» Goal of the exercise:
Leave the pictures out and transcribe every record exactly.

» Source material:
## Start

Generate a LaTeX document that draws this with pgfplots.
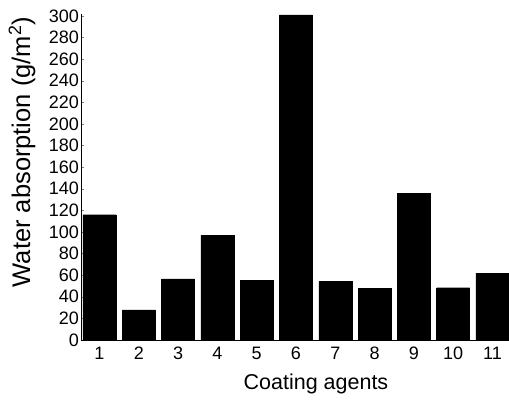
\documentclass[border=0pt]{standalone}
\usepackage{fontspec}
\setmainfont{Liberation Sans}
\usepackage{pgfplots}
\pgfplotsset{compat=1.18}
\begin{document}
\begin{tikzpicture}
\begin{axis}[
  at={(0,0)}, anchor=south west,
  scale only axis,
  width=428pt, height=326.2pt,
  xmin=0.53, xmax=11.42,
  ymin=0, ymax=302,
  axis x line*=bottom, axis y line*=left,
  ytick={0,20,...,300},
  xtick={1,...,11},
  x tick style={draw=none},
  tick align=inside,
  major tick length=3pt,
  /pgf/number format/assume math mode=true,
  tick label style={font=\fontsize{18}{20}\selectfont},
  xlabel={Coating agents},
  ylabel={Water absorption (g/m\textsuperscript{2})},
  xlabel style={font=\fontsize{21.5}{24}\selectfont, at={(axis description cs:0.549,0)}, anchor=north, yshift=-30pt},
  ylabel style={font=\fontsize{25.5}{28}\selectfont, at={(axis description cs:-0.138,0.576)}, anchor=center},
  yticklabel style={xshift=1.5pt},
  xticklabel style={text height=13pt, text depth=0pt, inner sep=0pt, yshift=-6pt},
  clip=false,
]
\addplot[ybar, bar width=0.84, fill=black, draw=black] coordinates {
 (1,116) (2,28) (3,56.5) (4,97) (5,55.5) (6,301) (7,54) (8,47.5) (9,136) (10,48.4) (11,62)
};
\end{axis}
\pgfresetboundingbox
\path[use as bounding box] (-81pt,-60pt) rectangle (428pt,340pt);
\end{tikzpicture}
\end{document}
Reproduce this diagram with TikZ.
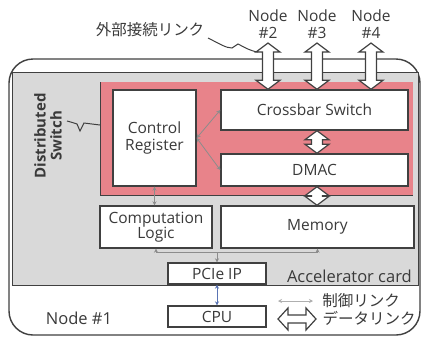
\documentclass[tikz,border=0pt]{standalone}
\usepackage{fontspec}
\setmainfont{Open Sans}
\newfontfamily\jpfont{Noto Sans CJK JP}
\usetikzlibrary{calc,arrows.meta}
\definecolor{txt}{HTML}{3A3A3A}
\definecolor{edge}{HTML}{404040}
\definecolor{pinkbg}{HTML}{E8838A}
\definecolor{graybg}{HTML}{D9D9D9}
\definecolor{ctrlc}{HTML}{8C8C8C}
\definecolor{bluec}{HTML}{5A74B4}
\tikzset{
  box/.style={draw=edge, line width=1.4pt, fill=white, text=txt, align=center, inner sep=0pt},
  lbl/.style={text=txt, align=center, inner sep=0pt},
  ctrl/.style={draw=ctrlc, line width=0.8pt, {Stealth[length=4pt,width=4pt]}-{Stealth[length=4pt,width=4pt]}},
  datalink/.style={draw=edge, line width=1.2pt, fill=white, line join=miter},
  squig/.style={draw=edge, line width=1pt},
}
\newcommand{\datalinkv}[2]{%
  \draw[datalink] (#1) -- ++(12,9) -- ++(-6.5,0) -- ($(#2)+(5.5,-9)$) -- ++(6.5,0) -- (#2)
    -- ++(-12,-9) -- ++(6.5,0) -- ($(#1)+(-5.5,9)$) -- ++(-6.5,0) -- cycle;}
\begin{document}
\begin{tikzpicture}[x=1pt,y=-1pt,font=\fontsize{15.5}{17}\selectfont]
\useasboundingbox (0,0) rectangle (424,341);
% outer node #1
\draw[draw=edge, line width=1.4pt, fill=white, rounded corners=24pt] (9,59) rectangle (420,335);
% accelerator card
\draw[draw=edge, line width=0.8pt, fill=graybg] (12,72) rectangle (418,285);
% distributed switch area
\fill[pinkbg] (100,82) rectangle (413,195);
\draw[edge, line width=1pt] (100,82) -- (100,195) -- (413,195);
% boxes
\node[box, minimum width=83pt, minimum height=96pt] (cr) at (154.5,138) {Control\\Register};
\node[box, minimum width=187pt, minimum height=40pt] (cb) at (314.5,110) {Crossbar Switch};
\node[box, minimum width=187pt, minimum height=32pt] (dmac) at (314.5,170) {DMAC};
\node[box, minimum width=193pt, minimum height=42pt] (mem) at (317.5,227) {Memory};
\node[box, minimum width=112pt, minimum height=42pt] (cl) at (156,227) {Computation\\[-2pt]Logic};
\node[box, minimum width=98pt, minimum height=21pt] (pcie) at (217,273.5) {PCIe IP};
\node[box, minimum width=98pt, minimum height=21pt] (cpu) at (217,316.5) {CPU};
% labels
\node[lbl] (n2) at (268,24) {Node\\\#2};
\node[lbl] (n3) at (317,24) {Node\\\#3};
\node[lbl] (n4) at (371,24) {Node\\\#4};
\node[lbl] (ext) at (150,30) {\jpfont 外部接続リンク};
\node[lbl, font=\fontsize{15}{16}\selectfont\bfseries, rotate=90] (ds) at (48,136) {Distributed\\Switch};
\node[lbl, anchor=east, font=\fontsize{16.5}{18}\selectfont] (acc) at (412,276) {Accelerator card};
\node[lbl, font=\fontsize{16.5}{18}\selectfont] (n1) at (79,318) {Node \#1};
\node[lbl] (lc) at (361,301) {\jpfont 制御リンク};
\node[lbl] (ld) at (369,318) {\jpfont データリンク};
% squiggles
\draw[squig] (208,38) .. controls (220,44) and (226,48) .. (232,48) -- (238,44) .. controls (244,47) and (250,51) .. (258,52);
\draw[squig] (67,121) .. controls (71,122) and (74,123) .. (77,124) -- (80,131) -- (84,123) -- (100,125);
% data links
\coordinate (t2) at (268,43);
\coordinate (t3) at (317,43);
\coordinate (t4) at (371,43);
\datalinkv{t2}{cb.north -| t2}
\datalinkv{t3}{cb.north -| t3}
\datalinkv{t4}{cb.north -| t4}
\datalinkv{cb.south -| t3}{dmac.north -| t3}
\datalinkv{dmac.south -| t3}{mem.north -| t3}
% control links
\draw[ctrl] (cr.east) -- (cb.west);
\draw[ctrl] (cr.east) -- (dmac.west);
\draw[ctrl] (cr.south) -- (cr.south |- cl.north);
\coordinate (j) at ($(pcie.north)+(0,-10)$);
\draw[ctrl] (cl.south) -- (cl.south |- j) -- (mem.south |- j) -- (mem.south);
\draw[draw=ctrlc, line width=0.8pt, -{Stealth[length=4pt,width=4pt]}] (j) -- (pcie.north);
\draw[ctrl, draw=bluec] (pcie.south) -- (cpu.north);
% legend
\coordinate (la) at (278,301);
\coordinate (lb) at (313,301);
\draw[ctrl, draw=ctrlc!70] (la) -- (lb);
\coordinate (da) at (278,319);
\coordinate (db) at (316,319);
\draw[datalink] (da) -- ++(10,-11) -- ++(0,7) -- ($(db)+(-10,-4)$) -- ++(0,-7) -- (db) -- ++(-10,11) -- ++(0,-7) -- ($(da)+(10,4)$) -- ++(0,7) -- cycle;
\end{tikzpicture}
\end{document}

## End

» Answer in full:
Generate a LaTeX document that draws this with pgfplots.
\documentclass[border=0pt]{standalone}
\usepackage{fontspec}
\setmainfont{Liberation Sans}
\usepackage{pgfplots}
\pgfplotsset{compat=1.18}
\begin{document}
\begin{tikzpicture}
\begin{axis}[
  at={(0,0)}, anchor=south west,
  scale only axis,
  width=428pt, height=326.2pt,
  xmin=0.53, xmax=11.42,
  ymin=0, ymax=302,
  axis x line*=bottom, axis y line*=left,
  ytick={0,20,...,300},
  xtick={1,...,11},
  x tick style={draw=none},
  tick align=inside,
  major tick length=3pt,
  /pgf/number format/assume math mode=true,
  tick label style={font=\fontsize{18}{20}\selectfont},
  xlabel={Coating agents},
  ylabel={Water absorption (g/m\textsuperscript{2})},
  xlabel style={font=\fontsize{21.5}{24}\selectfont, at={(axis description cs:0.549,0)}, anchor=north, yshift=-30pt},
  ylabel style={font=\fontsize{25.5}{28}\selectfont, at={(axis description cs:-0.138,0.576)}, anchor=center},
  yticklabel style={xshift=1.5pt},
  xticklabel style={text height=13pt, text depth=0pt, inner sep=0pt, yshift=-6pt},
  clip=false,
]
\addplot[ybar, bar width=0.84, fill=black, draw=black] coordinates {
 (1,116) (2,28) (3,56.5) (4,97) (5,55.5) (6,301) (7,54) (8,47.5) (9,136) (10,48.4) (11,62)
};
\end{axis}
\pgfresetboundingbox
\path[use as bounding box] (-81pt,-60pt) rectangle (428pt,340pt);
\end{tikzpicture}
\end{document}
Reproduce this diagram with TikZ.
\documentclass[tikz,border=0pt]{standalone}
\usepackage{fontspec}
\setmainfont{Open Sans}
\newfontfamily\jpfont{Noto Sans CJK JP}
\usetikzlibrary{calc,arrows.meta}
\definecolor{txt}{HTML}{3A3A3A}
\definecolor{edge}{HTML}{404040}
\definecolor{pinkbg}{HTML}{E8838A}
\definecolor{graybg}{HTML}{D9D9D9}
\definecolor{ctrlc}{HTML}{8C8C8C}
\definecolor{bluec}{HTML}{5A74B4}
\tikzset{
  box/.style={draw=edge, line width=1.4pt, fill=white, text=txt, align=center, inner sep=0pt},
  lbl/.style={text=txt, align=center, inner sep=0pt},
  ctrl/.style={draw=ctrlc, line width=0.8pt, {Stealth[length=4pt,width=4pt]}-{Stealth[length=4pt,width=4pt]}},
  datalink/.style={draw=edge, line width=1.2pt, fill=white, line join=miter},
  squig/.style={draw=edge, line width=1pt},
}
\newcommand{\datalinkv}[2]{%
  \draw[datalink] (#1) -- ++(12,9) -- ++(-6.5,0) -- ($(#2)+(5.5,-9)$) -- ++(6.5,0) -- (#2)
    -- ++(-12,-9) -- ++(6.5,0) -- ($(#1)+(-5.5,9)$) -- ++(-6.5,0) -- cycle;}
\begin{document}
\begin{tikzpicture}[x=1pt,y=-1pt,font=\fontsize{15.5}{17}\selectfont]
\useasboundingbox (0,0) rectangle (424,341);
% outer node #1
\draw[draw=edge, line width=1.4pt, fill=white, rounded corners=24pt] (9,59) rectangle (420,335);
% accelerator card
\draw[draw=edge, line width=0.8pt, fill=graybg] (12,72) rectangle (418,285);
% distributed switch area
\fill[pinkbg] (100,82) rectangle (413,195);
\draw[edge, line width=1pt] (100,82) -- (100,195) -- (413,195);
% boxes
\node[box, minimum width=83pt, minimum height=96pt] (cr) at (154.5,138) {Control\\Register};
\node[box, minimum width=187pt, minimum height=40pt] (cb) at (314.5,110) {Crossbar Switch};
\node[box, minimum width=187pt, minimum height=32pt] (dmac) at (314.5,170) {DMAC};
\node[box, minimum width=193pt, minimum height=42pt] (mem) at (317.5,227) {Memory};
\node[box, minimum width=112pt, minimum height=42pt] (cl) at (156,227) {Computation\\[-2pt]Logic};
\node[box, minimum width=98pt, minimum height=21pt] (pcie) at (217,273.5) {PCIe IP};
\node[box, minimum width=98pt, minimum height=21pt] (cpu) at (217,316.5) {CPU};
% labels
\node[lbl] (n2) at (268,24) {Node\\\#2};
\node[lbl] (n3) at (317,24) {Node\\\#3};
\node[lbl] (n4) at (371,24) {Node\\\#4};
\node[lbl] (ext) at (150,30) {\jpfont 外部接続リンク};
\node[lbl, font=\fontsize{15}{16}\selectfont\bfseries, rotate=90] (ds) at (48,136) {Distributed\\Switch};
\node[lbl, anchor=east, font=\fontsize{16.5}{18}\selectfont] (acc) at (412,276) {Accelerator card};
\node[lbl, font=\fontsize{16.5}{18}\selectfont] (n1) at (79,318) {Node \#1};
\node[lbl] (lc) at (361,301) {\jpfont 制御リンク};
\node[lbl] (ld) at (369,318) {\jpfont データリンク};
% squiggles
\draw[squig] (208,38) .. controls (220,44) and (226,48) .. (232,48) -- (238,44) .. controls (244,47) and (250,51) .. (258,52);
\draw[squig] (67,121) .. controls (71,122) and (74,123) .. (77,124) -- (80,131) -- (84,123) -- (100,125);
% data links
\coordinate (t2) at (268,43);
\coordinate (t3) at (317,43);
\coordinate (t4) at (371,43);
\datalinkv{t2}{cb.north -| t2}
\datalinkv{t3}{cb.north -| t3}
\datalinkv{t4}{cb.north -| t4}
\datalinkv{cb.south -| t3}{dmac.north -| t3}
\datalinkv{dmac.south -| t3}{mem.north -| t3}
% control links
\draw[ctrl] (cr.east) -- (cb.west);
\draw[ctrl] (cr.east) -- (dmac.west);
\draw[ctrl] (cr.south) -- (cr.south |- cl.north);
\coordinate (j) at ($(pcie.north)+(0,-10)$);
\draw[ctrl] (cl.south) -- (cl.south |- j) -- (mem.south |- j) -- (mem.south);
\draw[draw=ctrlc, line width=0.8pt, -{Stealth[length=4pt,width=4pt]}] (j) -- (pcie.north);
\draw[ctrl, draw=bluec] (pcie.south) -- (cpu.north);
% legend
\coordinate (la) at (278,301);
\coordinate (lb) at (313,301);
\draw[ctrl, draw=ctrlc!70] (la) -- (lb);
\coordinate (da) at (278,319);
\coordinate (db) at (316,319);
\draw[datalink] (da) -- ++(10,-11) -- ++(0,7) -- ($(db)+(-10,-4)$) -- ++(0,-7) -- (db) -- ++(-10,11) -- ++(0,-7) -- ($(da)+(10,4)$) -- ++(0,7) -- cycle;
\end{tikzpicture}
\end{document}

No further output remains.